WRITTEN EXERCISE: Transcribe the material in full. Nothing should differ except that the pictures are left out.

DATA BLOCK:
— start —
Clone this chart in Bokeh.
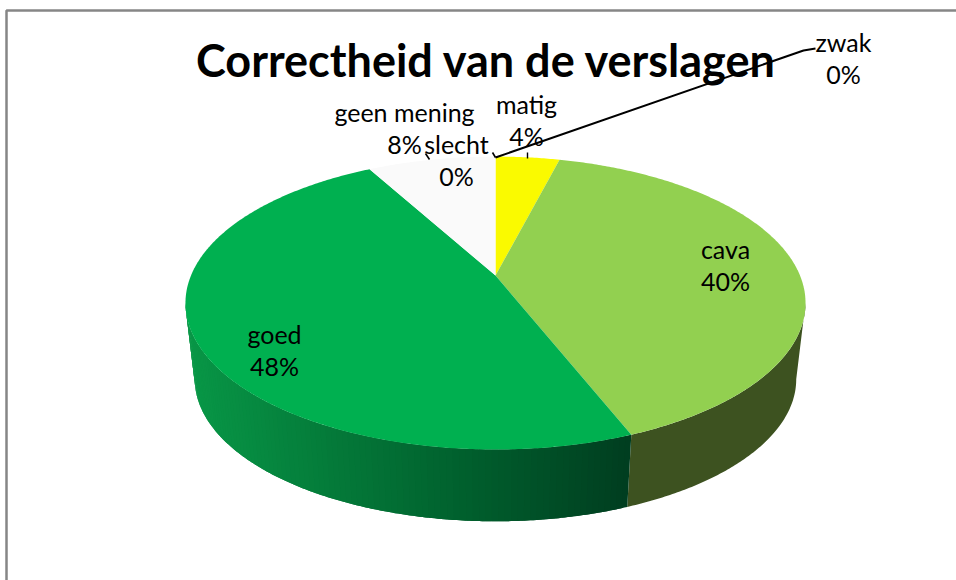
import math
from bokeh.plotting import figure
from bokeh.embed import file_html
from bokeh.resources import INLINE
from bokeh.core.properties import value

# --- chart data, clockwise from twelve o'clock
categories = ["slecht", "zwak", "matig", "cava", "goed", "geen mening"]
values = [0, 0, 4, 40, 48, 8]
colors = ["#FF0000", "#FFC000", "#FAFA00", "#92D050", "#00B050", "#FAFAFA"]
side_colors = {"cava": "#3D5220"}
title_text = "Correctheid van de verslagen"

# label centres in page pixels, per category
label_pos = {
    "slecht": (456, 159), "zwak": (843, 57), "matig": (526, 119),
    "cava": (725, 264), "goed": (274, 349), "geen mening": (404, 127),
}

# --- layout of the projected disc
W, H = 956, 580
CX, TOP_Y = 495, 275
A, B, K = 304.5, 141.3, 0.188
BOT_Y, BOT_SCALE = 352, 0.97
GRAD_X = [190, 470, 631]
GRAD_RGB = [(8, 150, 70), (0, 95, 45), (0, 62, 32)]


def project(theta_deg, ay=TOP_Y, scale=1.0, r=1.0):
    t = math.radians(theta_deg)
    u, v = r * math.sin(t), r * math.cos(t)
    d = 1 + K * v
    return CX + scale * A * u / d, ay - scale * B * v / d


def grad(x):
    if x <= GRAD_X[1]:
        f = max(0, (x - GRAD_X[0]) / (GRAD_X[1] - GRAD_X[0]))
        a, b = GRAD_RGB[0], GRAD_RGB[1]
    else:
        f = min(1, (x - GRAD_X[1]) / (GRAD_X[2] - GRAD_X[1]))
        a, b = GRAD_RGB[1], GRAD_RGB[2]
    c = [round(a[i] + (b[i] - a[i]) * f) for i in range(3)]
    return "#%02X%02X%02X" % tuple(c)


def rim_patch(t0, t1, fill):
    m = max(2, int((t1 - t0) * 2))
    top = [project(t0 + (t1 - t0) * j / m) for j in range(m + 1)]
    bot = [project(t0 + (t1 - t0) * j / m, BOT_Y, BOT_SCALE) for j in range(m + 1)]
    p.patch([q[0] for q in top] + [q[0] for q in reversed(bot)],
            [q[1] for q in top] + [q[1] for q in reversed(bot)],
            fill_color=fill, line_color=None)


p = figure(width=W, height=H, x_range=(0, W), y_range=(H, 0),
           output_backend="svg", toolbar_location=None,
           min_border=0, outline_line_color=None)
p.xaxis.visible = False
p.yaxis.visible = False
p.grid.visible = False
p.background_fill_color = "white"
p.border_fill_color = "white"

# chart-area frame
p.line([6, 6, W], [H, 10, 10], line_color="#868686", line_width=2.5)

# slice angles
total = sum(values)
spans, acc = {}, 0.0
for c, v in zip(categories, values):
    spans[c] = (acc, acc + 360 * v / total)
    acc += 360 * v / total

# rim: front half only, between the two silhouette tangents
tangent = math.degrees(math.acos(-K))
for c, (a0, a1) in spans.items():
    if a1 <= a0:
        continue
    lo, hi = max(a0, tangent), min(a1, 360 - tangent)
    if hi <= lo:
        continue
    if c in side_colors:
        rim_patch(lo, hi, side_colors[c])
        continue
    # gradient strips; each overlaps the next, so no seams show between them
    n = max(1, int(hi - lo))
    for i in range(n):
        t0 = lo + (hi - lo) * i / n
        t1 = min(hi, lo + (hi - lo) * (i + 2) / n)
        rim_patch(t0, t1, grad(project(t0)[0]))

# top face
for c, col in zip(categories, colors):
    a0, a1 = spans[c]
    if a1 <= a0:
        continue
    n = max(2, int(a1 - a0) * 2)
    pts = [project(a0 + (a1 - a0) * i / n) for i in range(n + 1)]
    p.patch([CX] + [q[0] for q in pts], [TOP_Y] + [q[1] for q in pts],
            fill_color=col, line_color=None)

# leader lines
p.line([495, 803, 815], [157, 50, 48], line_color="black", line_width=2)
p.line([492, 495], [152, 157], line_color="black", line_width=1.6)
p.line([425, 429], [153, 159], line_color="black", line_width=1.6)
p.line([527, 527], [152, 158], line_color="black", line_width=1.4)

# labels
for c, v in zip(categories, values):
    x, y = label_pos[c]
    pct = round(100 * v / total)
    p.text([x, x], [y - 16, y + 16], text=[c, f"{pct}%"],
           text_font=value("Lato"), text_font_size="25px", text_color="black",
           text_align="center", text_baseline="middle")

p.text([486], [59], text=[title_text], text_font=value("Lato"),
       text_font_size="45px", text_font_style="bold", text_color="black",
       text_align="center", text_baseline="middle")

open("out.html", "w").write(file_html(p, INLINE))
— end —
FINAL RESULT:
Clone this chart in Bokeh.
import math
from bokeh.plotting import figure
from bokeh.embed import file_html
from bokeh.resources import INLINE
from bokeh.core.properties import value

# --- chart data, clockwise from twelve o'clock
categories = ["slecht", "zwak", "matig", "cava", "goed", "geen mening"]
values = [0, 0, 4, 40, 48, 8]
colors = ["#FF0000", "#FFC000", "#FAFA00", "#92D050", "#00B050", "#FAFAFA"]
side_colors = {"cava": "#3D5220"}
title_text = "Correctheid van de verslagen"

# label centres in page pixels, per category
label_pos = {
    "slecht": (456, 159), "zwak": (843, 57), "matig": (526, 119),
    "cava": (725, 264), "goed": (274, 349), "geen mening": (404, 127),
}

# --- layout of the projected disc
W, H = 956, 580
CX, TOP_Y = 495, 275
A, B, K = 304.5, 141.3, 0.188
BOT_Y, BOT_SCALE = 352, 0.97
GRAD_X = [190, 470, 631]
GRAD_RGB = [(8, 150, 70), (0, 95, 45), (0, 62, 32)]


def project(theta_deg, ay=TOP_Y, scale=1.0, r=1.0):
    t = math.radians(theta_deg)
    u, v = r * math.sin(t), r * math.cos(t)
    d = 1 + K * v
    return CX + scale * A * u / d, ay - scale * B * v / d


def grad(x):
    if x <= GRAD_X[1]:
        f = max(0, (x - GRAD_X[0]) / (GRAD_X[1] - GRAD_X[0]))
        a, b = GRAD_RGB[0], GRAD_RGB[1]
    else:
        f = min(1, (x - GRAD_X[1]) / (GRAD_X[2] - GRAD_X[1]))
        a, b = GRAD_RGB[1], GRAD_RGB[2]
    c = [round(a[i] + (b[i] - a[i]) * f) for i in range(3)]
    return "#%02X%02X%02X" % tuple(c)


def rim_patch(t0, t1, fill):
    m = max(2, int((t1 - t0) * 2))
    top = [project(t0 + (t1 - t0) * j / m) for j in range(m + 1)]
    bot = [project(t0 + (t1 - t0) * j / m, BOT_Y, BOT_SCALE) for j in range(m + 1)]
    p.patch([q[0] for q in top] + [q[0] for q in reversed(bot)],
            [q[1] for q in top] + [q[1] for q in reversed(bot)],
            fill_color=fill, line_color=None)


p = figure(width=W, height=H, x_range=(0, W), y_range=(H, 0),
           output_backend="svg", toolbar_location=None,
           min_border=0, outline_line_color=None)
p.xaxis.visible = False
p.yaxis.visible = False
p.grid.visible = False
p.background_fill_color = "white"
p.border_fill_color = "white"

# chart-area frame
p.line([6, 6, W], [H, 10, 10], line_color="#868686", line_width=2.5)

# slice angles
total = sum(values)
spans, acc = {}, 0.0
for c, v in zip(categories, values):
    spans[c] = (acc, acc + 360 * v / total)
    acc += 360 * v / total

# rim: front half only, between the two silhouette tangents
tangent = math.degrees(math.acos(-K))
for c, (a0, a1) in spans.items():
    if a1 <= a0:
        continue
    lo, hi = max(a0, tangent), min(a1, 360 - tangent)
    if hi <= lo:
        continue
    if c in side_colors:
        rim_patch(lo, hi, side_colors[c])
        continue
    # gradient strips; each overlaps the next, so no seams show between them
    n = max(1, int(hi - lo))
    for i in range(n):
        t0 = lo + (hi - lo) * i / n
        t1 = min(hi, lo + (hi - lo) * (i + 2) / n)
        rim_patch(t0, t1, grad(project(t0)[0]))

# top face
for c, col in zip(categories, colors):
    a0, a1 = spans[c]
    if a1 <= a0:
        continue
    n = max(2, int(a1 - a0) * 2)
    pts = [project(a0 + (a1 - a0) * i / n) for i in range(n + 1)]
    p.patch([CX] + [q[0] for q in pts], [TOP_Y] + [q[1] for q in pts],
            fill_color=col, line_color=None)

# leader lines
p.line([495, 803, 815], [157, 50, 48], line_color="black", line_width=2)
p.line([492, 495], [152, 157], line_color="black", line_width=1.6)
p.line([425, 429], [153, 159], line_color="black", line_width=1.6)
p.line([527, 527], [152, 158], line_color="black", line_width=1.4)

# labels
for c, v in zip(categories, values):
    x, y = label_pos[c]
    pct = round(100 * v / total)
    p.text([x, x], [y - 16, y + 16], text=[c, f"{pct}%"],
           text_font=value("Lato"), text_font_size="25px", text_color="black",
           text_align="center", text_baseline="middle")

p.text([486], [59], text=[title_text], text_font=value("Lato"),
       text_font_size="45px", text_font_style="bold", text_color="black",
       text_align="center", text_baseline="middle")

open("out.html", "w").write(file_html(p, INLINE))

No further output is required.